Bacalar is a freshwater lagoon fed by underground springs and cenotes, with no direct connection to the Caribbean Sea. Sargassum is a saltwater seaweed, so it cannot survive or drift in. That is why Bacalar stays clear during the spring-and-summer months when sargassum hits the Cancun, Playa del Carmen, and Tulum coastline. For many travelers, escaping seaweed season is the single strongest reason to make the trip south.
Do you need a car in Bacalar, or is the ADO bus enough?
You can manage without a car if you stay at a lakefront hotel with its own dock, since most lagoon activities happen on the water and the town is walkable. A car helps if you want to reach Cenote Azul, Los Rápidos, and several lookout points on your own schedule rather than by taxi or tour. For most short visits the ADO bus plus the occasional taxi is enough; rent a car mainly if you are combining Bacalar with other stops in the south.
What are the stromatolites, and what are the rules for swimming?
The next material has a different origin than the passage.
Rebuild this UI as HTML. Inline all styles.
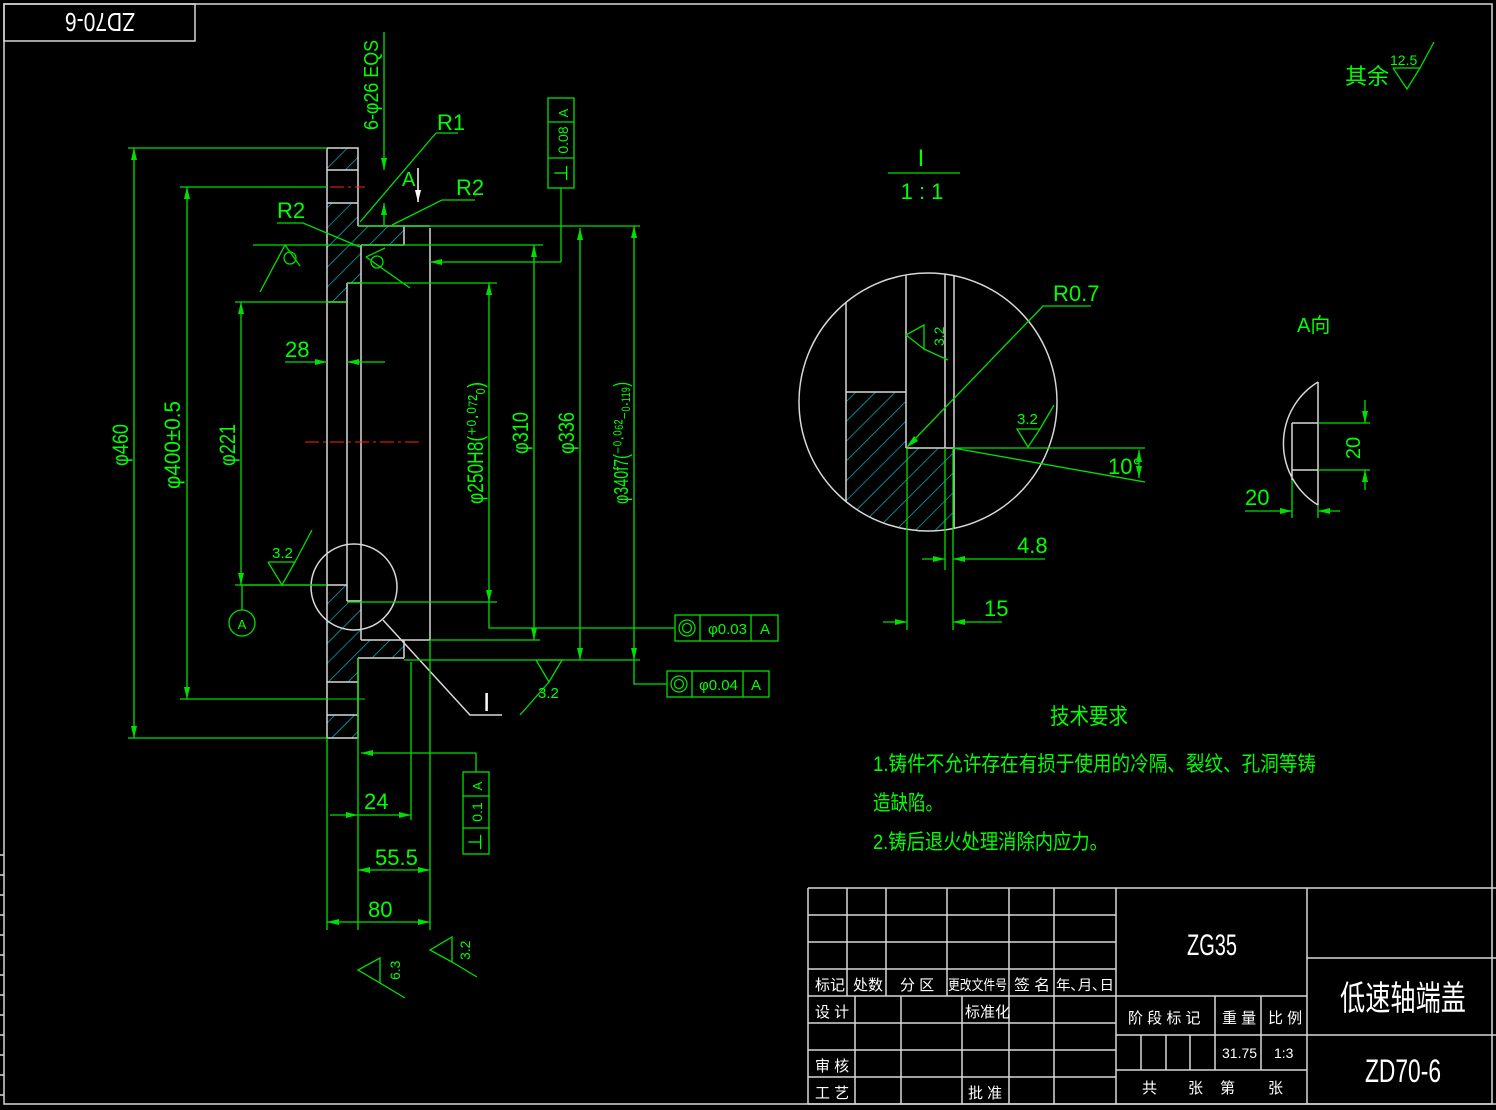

Stromatolites are living microbial reefs, among the oldest life forms on Earth, and Bacalar has one of the largest freshwater colonies. They look like rough grey rocks just under the surface and are extremely fragile: stepping on or touching them kills them, and they barely regrow. The local rules are simple. Do not stand on or touch them, enter the water only at marked points, and keep sunscreen and repellent out of the lagoon. The safest approach is to apply reef-safe sunscreen well before you swim, or wear a rash guard instead.
Decide on Bacalar in One Minute
The short version, if you do not want to re-read the whole guide.
If you remember one thing: Bacalar is worth it as an overnight, not as a day trip from Cancun. The lagoon almost always delivers; the only way to get it wrong is to underestimate the drive.
For most travelers, the smart play is to add Bacalar to a southern leg from Tulum and give it at least one full night, ideally two, with an early start on the water. That turns five hours of road into a real change of scene rather than a wasted day.